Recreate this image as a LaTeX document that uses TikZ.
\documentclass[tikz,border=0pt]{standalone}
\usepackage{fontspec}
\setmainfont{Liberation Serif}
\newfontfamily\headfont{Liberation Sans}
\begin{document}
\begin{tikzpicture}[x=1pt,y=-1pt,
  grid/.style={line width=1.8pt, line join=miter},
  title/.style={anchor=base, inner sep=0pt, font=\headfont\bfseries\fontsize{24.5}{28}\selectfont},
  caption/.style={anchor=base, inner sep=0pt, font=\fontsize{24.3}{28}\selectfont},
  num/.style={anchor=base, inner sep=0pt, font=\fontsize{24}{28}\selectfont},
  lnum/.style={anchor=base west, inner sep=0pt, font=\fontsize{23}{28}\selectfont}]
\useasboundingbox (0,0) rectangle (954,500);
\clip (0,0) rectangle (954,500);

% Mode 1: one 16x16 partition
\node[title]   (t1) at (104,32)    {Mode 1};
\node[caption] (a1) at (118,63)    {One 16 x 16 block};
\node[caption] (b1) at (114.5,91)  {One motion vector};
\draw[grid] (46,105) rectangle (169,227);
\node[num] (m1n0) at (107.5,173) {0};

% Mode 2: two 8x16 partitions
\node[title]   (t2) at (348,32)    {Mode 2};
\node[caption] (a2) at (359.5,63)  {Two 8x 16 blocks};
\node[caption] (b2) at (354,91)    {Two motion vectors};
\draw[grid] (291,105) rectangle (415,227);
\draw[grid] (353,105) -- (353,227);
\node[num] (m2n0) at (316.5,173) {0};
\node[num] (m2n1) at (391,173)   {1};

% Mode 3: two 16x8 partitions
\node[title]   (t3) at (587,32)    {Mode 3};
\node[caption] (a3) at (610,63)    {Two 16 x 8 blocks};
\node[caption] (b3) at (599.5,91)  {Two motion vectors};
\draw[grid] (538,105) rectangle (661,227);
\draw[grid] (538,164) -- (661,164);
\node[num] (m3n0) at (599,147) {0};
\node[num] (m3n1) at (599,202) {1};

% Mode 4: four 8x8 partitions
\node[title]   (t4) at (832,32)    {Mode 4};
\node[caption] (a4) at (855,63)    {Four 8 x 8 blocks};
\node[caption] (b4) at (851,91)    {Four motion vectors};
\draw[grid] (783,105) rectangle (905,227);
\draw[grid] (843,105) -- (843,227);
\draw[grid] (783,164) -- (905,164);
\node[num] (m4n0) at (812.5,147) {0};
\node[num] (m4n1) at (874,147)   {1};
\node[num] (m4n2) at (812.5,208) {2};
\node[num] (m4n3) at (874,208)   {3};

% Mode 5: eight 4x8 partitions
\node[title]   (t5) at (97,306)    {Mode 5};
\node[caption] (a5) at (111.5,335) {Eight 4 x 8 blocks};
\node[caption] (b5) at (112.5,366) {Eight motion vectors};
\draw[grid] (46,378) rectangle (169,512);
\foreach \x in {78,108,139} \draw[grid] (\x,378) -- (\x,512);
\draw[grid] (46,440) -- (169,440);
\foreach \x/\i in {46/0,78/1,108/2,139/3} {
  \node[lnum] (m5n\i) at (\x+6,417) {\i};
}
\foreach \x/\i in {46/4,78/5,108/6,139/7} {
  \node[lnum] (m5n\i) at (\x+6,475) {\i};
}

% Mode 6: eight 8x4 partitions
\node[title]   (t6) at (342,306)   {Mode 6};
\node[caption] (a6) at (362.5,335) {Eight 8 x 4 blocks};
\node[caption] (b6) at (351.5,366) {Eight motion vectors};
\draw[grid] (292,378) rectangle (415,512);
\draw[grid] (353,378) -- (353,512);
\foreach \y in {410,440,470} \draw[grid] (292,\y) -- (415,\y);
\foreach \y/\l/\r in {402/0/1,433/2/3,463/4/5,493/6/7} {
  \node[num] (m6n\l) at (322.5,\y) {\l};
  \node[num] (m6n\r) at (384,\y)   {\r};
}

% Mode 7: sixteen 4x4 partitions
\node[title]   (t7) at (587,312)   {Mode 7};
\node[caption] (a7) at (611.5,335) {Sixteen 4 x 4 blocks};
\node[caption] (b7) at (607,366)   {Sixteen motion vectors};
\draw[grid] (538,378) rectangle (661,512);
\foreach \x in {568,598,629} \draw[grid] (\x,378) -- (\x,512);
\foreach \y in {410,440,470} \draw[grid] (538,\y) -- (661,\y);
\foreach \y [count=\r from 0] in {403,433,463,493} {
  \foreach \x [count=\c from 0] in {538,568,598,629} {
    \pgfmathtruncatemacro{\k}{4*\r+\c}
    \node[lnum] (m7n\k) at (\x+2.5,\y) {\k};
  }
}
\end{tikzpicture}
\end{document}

= = = = = = =

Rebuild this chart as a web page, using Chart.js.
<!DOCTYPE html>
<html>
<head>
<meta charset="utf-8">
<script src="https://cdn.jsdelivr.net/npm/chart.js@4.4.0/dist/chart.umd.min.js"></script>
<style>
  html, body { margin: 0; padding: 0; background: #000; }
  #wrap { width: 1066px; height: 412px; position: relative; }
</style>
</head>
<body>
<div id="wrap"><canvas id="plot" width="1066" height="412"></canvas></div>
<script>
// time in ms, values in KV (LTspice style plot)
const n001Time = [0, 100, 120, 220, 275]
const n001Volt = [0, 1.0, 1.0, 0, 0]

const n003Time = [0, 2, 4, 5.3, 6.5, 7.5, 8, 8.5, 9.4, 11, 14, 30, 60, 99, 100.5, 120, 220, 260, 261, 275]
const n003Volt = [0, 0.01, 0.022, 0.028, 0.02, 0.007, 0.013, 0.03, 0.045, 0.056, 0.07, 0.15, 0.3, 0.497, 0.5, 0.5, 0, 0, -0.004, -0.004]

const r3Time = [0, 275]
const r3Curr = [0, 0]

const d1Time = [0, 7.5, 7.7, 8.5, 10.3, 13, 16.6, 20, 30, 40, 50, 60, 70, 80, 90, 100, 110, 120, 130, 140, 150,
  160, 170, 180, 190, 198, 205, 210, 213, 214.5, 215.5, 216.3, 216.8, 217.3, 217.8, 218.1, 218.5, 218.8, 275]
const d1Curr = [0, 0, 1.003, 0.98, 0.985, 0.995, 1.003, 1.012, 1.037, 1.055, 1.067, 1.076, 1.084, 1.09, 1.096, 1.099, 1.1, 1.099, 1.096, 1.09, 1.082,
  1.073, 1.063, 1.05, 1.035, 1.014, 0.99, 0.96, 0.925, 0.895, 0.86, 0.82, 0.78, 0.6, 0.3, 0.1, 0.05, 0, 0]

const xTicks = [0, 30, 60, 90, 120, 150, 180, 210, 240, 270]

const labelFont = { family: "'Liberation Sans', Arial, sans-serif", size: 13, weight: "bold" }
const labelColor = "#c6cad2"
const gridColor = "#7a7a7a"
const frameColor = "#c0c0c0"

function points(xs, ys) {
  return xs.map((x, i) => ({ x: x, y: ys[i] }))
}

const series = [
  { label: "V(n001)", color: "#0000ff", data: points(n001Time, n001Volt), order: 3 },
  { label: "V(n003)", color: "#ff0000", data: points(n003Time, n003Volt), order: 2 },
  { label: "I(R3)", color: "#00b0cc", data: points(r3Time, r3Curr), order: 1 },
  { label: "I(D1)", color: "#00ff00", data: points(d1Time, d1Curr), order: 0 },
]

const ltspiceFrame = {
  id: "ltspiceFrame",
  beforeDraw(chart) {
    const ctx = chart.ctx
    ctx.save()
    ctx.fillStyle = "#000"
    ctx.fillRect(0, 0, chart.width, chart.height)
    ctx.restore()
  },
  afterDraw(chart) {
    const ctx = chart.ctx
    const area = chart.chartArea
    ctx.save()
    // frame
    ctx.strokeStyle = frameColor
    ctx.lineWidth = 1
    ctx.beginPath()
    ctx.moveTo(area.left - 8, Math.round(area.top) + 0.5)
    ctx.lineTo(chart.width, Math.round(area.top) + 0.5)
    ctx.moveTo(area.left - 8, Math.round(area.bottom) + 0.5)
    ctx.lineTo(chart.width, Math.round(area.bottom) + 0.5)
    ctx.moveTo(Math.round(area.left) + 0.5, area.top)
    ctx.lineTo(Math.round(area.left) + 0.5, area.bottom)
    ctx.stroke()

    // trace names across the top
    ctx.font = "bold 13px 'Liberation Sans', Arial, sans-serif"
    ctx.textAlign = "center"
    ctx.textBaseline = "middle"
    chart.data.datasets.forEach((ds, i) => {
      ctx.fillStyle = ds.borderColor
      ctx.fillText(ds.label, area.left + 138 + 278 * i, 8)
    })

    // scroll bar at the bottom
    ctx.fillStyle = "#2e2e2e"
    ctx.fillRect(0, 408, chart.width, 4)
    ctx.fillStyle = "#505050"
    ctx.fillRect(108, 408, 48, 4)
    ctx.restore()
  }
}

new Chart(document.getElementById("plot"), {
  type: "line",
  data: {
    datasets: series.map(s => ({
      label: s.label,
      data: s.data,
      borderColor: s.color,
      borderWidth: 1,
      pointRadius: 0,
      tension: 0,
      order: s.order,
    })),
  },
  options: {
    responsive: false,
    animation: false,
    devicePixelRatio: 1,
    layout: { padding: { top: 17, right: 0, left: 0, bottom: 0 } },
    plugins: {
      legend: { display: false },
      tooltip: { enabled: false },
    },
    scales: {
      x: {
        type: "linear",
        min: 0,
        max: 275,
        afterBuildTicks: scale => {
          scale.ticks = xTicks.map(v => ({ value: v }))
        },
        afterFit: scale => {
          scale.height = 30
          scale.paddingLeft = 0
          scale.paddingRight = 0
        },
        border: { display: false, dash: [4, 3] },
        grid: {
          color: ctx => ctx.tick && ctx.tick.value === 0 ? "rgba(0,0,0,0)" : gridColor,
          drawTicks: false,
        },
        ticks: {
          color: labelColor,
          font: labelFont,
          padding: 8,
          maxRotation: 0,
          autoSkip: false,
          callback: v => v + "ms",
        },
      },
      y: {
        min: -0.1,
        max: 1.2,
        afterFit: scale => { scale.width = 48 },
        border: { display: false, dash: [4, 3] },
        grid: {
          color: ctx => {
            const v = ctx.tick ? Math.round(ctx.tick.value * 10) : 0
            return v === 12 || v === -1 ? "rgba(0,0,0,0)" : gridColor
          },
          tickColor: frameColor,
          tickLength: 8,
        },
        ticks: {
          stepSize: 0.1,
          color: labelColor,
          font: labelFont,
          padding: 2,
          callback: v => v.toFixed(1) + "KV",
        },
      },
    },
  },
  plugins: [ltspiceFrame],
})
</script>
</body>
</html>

= = = = = = =

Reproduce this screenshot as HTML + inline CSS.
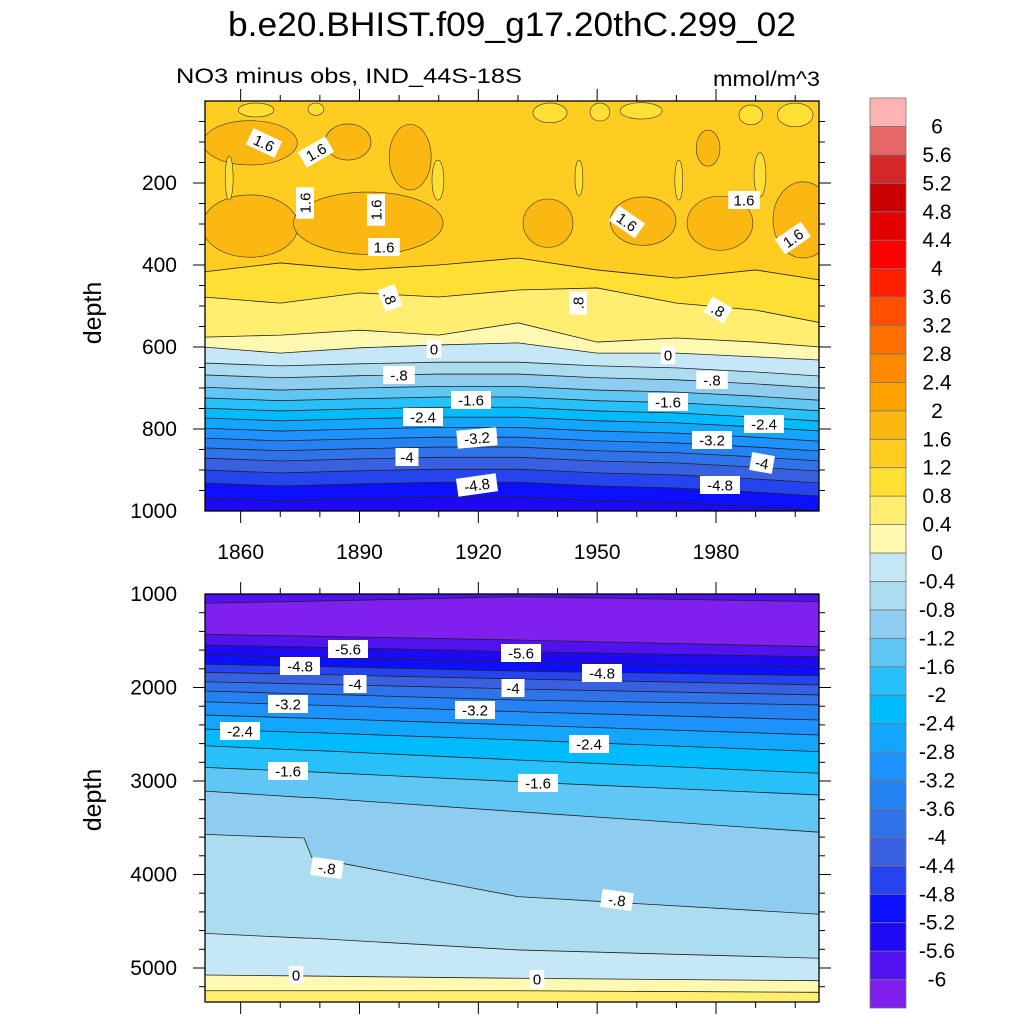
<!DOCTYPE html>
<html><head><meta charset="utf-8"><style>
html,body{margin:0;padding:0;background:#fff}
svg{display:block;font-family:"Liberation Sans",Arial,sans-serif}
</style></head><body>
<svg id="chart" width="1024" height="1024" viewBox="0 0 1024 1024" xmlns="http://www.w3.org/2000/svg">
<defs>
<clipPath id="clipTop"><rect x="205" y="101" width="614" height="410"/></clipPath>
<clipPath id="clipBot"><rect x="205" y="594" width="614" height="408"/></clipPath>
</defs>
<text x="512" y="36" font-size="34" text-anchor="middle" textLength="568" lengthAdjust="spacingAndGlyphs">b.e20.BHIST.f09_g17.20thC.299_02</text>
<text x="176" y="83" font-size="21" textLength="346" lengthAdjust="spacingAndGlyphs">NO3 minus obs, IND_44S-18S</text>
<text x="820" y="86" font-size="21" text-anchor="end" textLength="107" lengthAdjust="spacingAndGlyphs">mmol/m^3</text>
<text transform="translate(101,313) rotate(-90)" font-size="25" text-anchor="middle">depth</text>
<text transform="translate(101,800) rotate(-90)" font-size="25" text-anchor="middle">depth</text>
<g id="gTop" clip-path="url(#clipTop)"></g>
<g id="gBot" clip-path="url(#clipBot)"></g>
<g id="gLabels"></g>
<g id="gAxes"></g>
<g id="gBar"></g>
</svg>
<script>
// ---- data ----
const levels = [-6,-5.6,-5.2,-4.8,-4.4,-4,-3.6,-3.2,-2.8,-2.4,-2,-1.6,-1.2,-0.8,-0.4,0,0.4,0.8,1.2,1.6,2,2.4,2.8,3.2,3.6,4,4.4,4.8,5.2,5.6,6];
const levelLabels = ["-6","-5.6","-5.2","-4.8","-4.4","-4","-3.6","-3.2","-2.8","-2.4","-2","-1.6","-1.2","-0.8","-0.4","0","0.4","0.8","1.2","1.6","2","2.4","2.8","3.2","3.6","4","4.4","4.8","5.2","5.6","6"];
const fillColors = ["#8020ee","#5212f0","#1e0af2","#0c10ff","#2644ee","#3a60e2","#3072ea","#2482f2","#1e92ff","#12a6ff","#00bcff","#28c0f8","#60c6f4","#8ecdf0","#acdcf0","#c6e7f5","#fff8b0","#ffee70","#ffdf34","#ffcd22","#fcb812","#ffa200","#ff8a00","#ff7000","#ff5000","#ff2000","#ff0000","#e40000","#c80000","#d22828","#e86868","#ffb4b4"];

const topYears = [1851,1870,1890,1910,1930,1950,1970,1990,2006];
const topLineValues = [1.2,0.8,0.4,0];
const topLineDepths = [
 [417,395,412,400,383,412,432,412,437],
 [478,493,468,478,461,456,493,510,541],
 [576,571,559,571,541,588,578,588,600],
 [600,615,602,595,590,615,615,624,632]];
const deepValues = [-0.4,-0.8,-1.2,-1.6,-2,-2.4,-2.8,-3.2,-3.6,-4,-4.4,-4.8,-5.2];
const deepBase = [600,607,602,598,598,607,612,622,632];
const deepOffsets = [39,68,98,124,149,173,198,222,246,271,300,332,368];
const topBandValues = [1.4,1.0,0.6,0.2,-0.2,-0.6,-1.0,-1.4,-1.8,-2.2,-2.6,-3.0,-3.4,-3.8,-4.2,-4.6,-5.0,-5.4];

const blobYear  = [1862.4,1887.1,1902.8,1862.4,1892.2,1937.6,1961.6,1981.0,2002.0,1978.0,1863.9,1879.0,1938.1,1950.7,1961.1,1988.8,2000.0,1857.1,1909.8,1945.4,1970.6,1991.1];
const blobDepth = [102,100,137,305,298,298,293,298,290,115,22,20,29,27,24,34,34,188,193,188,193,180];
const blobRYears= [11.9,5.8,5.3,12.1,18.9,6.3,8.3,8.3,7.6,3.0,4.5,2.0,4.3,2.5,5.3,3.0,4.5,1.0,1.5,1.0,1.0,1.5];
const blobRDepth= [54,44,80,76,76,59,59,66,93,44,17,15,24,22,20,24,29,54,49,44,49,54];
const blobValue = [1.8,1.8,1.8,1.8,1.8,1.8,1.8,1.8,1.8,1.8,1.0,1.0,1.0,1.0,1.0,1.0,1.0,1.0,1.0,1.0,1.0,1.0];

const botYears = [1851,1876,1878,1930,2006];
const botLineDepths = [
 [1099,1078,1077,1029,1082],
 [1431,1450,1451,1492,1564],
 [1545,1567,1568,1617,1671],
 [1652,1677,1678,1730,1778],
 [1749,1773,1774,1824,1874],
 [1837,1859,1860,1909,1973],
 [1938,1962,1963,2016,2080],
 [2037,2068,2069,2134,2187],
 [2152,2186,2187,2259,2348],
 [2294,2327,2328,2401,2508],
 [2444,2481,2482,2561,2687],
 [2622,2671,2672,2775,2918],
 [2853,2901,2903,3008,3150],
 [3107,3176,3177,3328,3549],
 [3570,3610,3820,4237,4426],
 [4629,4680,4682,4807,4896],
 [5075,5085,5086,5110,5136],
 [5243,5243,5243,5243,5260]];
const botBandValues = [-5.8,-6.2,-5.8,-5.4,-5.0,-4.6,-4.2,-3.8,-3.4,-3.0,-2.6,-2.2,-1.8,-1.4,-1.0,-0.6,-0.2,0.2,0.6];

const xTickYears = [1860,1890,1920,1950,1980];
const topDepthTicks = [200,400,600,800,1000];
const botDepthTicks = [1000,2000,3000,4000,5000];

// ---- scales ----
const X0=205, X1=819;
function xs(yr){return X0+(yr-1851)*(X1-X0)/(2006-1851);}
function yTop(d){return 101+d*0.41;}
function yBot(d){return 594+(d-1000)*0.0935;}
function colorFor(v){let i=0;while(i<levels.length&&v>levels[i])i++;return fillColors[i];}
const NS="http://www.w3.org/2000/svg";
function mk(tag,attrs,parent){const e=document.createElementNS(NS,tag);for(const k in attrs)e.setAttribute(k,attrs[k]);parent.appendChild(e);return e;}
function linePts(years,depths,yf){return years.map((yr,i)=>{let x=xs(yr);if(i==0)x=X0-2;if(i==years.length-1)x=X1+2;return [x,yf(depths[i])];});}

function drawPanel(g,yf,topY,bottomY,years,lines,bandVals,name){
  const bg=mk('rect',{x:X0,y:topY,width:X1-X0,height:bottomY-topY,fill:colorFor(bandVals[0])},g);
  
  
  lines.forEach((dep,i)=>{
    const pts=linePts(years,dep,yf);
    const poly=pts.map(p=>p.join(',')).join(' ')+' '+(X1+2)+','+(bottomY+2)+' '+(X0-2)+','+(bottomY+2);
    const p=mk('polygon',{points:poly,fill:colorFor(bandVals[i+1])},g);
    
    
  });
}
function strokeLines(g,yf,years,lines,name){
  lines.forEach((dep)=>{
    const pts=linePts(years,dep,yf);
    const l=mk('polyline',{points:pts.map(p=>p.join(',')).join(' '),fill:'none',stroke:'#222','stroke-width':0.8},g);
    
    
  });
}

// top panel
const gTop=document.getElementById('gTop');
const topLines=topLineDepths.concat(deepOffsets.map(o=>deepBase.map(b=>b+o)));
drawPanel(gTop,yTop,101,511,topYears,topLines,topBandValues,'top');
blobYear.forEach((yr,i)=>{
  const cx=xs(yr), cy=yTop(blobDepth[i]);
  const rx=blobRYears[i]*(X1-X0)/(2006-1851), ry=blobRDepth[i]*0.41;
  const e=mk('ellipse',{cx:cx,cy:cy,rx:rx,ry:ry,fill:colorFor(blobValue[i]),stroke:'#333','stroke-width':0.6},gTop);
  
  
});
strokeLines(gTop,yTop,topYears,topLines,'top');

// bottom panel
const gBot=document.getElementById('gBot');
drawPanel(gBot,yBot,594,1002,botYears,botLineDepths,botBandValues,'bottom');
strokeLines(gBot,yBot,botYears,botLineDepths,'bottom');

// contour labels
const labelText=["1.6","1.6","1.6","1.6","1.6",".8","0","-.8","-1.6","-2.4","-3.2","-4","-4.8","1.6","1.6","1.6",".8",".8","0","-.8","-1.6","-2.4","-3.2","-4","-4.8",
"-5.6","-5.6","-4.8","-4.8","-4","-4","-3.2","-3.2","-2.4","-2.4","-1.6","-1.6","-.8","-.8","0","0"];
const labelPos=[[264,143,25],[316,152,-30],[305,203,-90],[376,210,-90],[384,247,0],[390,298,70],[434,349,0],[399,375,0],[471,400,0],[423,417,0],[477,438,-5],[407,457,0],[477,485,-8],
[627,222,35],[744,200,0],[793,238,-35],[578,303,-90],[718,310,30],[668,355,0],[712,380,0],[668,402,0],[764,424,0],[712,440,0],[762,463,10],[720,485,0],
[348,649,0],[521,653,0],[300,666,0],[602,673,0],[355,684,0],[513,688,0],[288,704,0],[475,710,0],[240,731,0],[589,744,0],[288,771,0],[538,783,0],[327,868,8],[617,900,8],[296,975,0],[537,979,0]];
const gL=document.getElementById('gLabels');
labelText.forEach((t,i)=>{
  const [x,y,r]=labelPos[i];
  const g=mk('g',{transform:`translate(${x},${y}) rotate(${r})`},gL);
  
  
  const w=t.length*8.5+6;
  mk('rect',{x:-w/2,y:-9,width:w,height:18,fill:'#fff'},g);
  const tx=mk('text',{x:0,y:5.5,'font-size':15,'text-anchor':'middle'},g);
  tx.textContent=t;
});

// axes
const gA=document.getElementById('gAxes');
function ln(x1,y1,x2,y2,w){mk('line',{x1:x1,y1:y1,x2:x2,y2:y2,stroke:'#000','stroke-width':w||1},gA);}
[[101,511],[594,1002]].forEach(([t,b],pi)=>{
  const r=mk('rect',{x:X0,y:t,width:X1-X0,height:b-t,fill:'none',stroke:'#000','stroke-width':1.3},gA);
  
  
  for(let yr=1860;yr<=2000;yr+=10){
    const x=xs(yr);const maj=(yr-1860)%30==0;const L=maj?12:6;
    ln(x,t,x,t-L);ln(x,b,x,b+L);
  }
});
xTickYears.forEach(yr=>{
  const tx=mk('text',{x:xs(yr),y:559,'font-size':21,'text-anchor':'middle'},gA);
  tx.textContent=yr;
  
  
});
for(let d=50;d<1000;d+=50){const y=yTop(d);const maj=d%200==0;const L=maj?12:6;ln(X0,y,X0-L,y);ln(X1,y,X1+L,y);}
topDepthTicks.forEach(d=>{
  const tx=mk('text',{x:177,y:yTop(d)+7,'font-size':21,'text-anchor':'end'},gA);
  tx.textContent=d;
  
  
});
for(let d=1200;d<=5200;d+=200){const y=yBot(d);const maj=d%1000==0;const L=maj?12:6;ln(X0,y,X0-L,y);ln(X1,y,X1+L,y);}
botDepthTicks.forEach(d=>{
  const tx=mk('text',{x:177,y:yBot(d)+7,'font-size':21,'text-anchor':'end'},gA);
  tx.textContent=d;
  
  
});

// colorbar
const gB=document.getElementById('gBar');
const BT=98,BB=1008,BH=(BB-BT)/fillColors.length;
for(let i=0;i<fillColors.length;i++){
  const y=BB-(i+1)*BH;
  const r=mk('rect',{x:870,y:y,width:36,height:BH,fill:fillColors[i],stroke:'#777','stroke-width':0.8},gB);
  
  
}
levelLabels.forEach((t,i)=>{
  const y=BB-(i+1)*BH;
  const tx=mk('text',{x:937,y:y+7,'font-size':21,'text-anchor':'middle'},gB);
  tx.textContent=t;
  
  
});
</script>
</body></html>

= = = = = = =

Exercise instructions:
Extract only the lines from the line with "Rebuild this chart" through the line with "0, -0.004, -0.004]", keeping both end lines exactly as they are.

Task result:
Rebuild this chart as a web page, using Chart.js.
<!DOCTYPE html>
<html>
<head>
<meta charset="utf-8">
<script src="https://cdn.jsdelivr.net/npm/chart.js@4.4.0/dist/chart.umd.min.js"></script>
<style>
  html, body { margin: 0; padding: 0; background: #000; }
  #wrap { width: 1066px; height: 412px; position: relative; }
</style>
</head>
<body>
<div id="wrap"><canvas id="plot" width="1066" height="412"></canvas></div>
<script>
// time in ms, values in KV (LTspice style plot)
const n001Time = [0, 100, 120, 220, 275]
const n001Volt = [0, 1.0, 1.0, 0, 0]

const n003Time = [0, 2, 4, 5.3, 6.5, 7.5, 8, 8.5, 9.4, 11, 14, 30, 60, 99, 100.5, 120, 220, 260, 261, 275]
const n003Volt = [0, 0.01, 0.022, 0.028, 0.02, 0.007, 0.013, 0.03, 0.045, 0.056, 0.07, 0.15, 0.3, 0.497, 0.5, 0.5, 0, 0, -0.004, -0.004]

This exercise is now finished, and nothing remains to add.